- What you will do -
Output all the data exactly. Pictures do not belong in the copy.

- Supplied material -
####################

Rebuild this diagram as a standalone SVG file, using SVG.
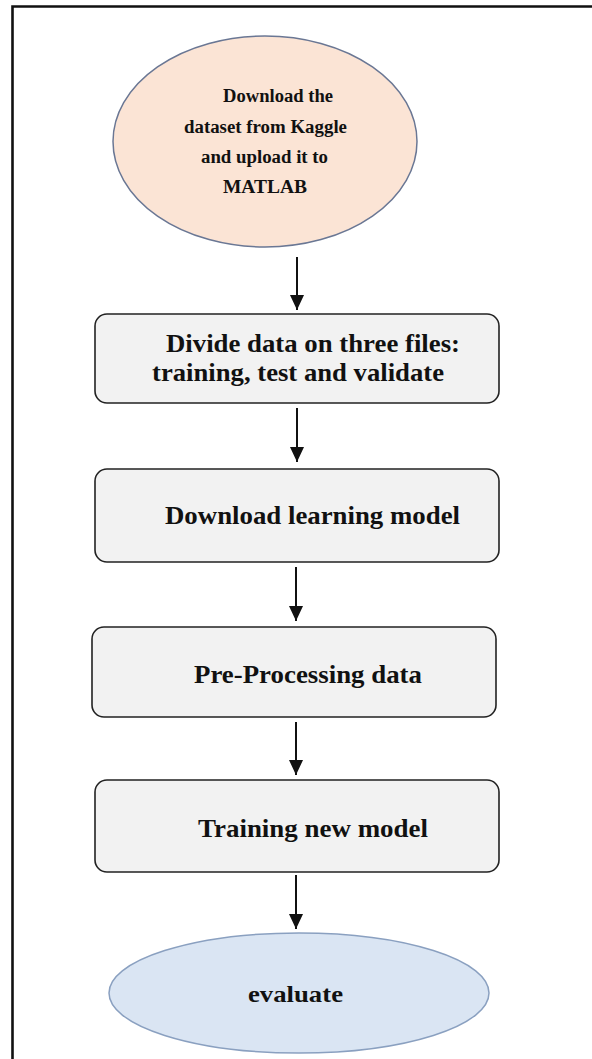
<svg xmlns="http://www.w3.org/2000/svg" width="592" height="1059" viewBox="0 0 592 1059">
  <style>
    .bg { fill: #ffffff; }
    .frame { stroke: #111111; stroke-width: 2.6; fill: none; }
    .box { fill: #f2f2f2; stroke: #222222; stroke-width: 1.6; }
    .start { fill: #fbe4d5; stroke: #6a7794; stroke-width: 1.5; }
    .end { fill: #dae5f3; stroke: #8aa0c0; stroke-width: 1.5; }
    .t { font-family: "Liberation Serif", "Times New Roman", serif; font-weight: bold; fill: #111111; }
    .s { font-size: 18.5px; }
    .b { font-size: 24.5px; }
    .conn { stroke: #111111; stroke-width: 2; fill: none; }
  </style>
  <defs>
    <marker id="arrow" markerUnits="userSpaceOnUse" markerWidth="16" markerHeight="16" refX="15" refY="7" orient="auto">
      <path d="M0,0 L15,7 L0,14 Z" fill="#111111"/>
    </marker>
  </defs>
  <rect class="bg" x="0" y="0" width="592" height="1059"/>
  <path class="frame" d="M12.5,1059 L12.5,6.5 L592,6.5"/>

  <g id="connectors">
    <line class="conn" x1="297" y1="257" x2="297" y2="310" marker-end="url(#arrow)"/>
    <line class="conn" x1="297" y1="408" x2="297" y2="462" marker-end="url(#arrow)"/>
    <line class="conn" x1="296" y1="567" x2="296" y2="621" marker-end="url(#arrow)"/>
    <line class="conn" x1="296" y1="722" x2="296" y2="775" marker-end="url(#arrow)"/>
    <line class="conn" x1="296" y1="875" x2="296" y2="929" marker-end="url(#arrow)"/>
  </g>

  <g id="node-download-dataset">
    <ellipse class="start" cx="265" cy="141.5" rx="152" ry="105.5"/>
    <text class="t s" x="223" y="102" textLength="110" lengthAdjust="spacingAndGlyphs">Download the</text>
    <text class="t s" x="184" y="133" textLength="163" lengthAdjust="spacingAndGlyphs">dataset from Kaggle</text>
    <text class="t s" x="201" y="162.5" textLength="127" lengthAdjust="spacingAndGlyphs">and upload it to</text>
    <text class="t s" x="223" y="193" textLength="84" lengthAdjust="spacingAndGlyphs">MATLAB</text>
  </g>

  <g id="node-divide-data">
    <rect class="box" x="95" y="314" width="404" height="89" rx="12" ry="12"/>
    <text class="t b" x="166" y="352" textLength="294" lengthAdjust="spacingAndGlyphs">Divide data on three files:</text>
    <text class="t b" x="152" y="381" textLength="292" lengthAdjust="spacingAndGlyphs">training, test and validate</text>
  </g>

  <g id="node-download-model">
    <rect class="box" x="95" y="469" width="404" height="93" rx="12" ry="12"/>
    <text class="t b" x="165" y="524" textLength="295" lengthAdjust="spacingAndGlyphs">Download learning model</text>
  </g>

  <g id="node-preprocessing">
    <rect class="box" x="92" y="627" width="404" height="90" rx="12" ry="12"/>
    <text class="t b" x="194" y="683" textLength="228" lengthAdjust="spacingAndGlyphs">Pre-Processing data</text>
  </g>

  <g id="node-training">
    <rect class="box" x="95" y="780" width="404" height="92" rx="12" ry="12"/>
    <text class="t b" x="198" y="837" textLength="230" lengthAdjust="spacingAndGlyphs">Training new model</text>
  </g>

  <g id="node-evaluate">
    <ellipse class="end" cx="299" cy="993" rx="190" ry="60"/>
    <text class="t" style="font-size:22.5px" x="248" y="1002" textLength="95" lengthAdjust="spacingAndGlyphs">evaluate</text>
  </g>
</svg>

####################

- Answer to the problem -
Rebuild this diagram as a standalone SVG file, using SVG.
<svg xmlns="http://www.w3.org/2000/svg" width="592" height="1059" viewBox="0 0 592 1059">
  <style>
    .bg { fill: #ffffff; }
    .frame { stroke: #111111; stroke-width: 2.6; fill: none; }
    .box { fill: #f2f2f2; stroke: #222222; stroke-width: 1.6; }
    .start { fill: #fbe4d5; stroke: #6a7794; stroke-width: 1.5; }
    .end { fill: #dae5f3; stroke: #8aa0c0; stroke-width: 1.5; }
    .t { font-family: "Liberation Serif", "Times New Roman", serif; font-weight: bold; fill: #111111; }
    .s { font-size: 18.5px; }
    .b { font-size: 24.5px; }
    .conn { stroke: #111111; stroke-width: 2; fill: none; }
  </style>
  <defs>
    <marker id="arrow" markerUnits="userSpaceOnUse" markerWidth="16" markerHeight="16" refX="15" refY="7" orient="auto">
      <path d="M0,0 L15,7 L0,14 Z" fill="#111111"/>
    </marker>
  </defs>
  <rect class="bg" x="0" y="0" width="592" height="1059"/>
  <path class="frame" d="M12.5,1059 L12.5,6.5 L592,6.5"/>

  <g id="connectors">
    <line class="conn" x1="297" y1="257" x2="297" y2="310" marker-end="url(#arrow)"/>
    <line class="conn" x1="297" y1="408" x2="297" y2="462" marker-end="url(#arrow)"/>
    <line class="conn" x1="296" y1="567" x2="296" y2="621" marker-end="url(#arrow)"/>
    <line class="conn" x1="296" y1="722" x2="296" y2="775" marker-end="url(#arrow)"/>
    <line class="conn" x1="296" y1="875" x2="296" y2="929" marker-end="url(#arrow)"/>
  </g>

  <g id="node-download-dataset">
    <ellipse class="start" cx="265" cy="141.5" rx="152" ry="105.5"/>
    <text class="t s" x="223" y="102" textLength="110" lengthAdjust="spacingAndGlyphs">Download the</text>
    <text class="t s" x="184" y="133" textLength="163" lengthAdjust="spacingAndGlyphs">dataset from Kaggle</text>
    <text class="t s" x="201" y="162.5" textLength="127" lengthAdjust="spacingAndGlyphs">and upload it to</text>
    <text class="t s" x="223" y="193" textLength="84" lengthAdjust="spacingAndGlyphs">MATLAB</text>
  </g>

  <g id="node-divide-data">
    <rect class="box" x="95" y="314" width="404" height="89" rx="12" ry="12"/>
    <text class="t b" x="166" y="352" textLength="294" lengthAdjust="spacingAndGlyphs">Divide data on three files:</text>
    <text class="t b" x="152" y="381" textLength="292" lengthAdjust="spacingAndGlyphs">training, test and validate</text>
  </g>

  <g id="node-download-model">
    <rect class="box" x="95" y="469" width="404" height="93" rx="12" ry="12"/>
    <text class="t b" x="165" y="524" textLength="295" lengthAdjust="spacingAndGlyphs">Download learning model</text>
  </g>

  <g id="node-preprocessing">
    <rect class="box" x="92" y="627" width="404" height="90" rx="12" ry="12"/>
    <text class="t b" x="194" y="683" textLength="228" lengthAdjust="spacingAndGlyphs">Pre-Processing data</text>
  </g>

  <g id="node-training">
    <rect class="box" x="95" y="780" width="404" height="92" rx="12" ry="12"/>
    <text class="t b" x="198" y="837" textLength="230" lengthAdjust="spacingAndGlyphs">Training new model</text>
  </g>

  <g id="node-evaluate">
    <ellipse class="end" cx="299" cy="993" rx="190" ry="60"/>
    <text class="t" style="font-size:22.5px" x="248" y="1002" textLength="95" lengthAdjust="spacingAndGlyphs">evaluate</text>
  </g>
</svg>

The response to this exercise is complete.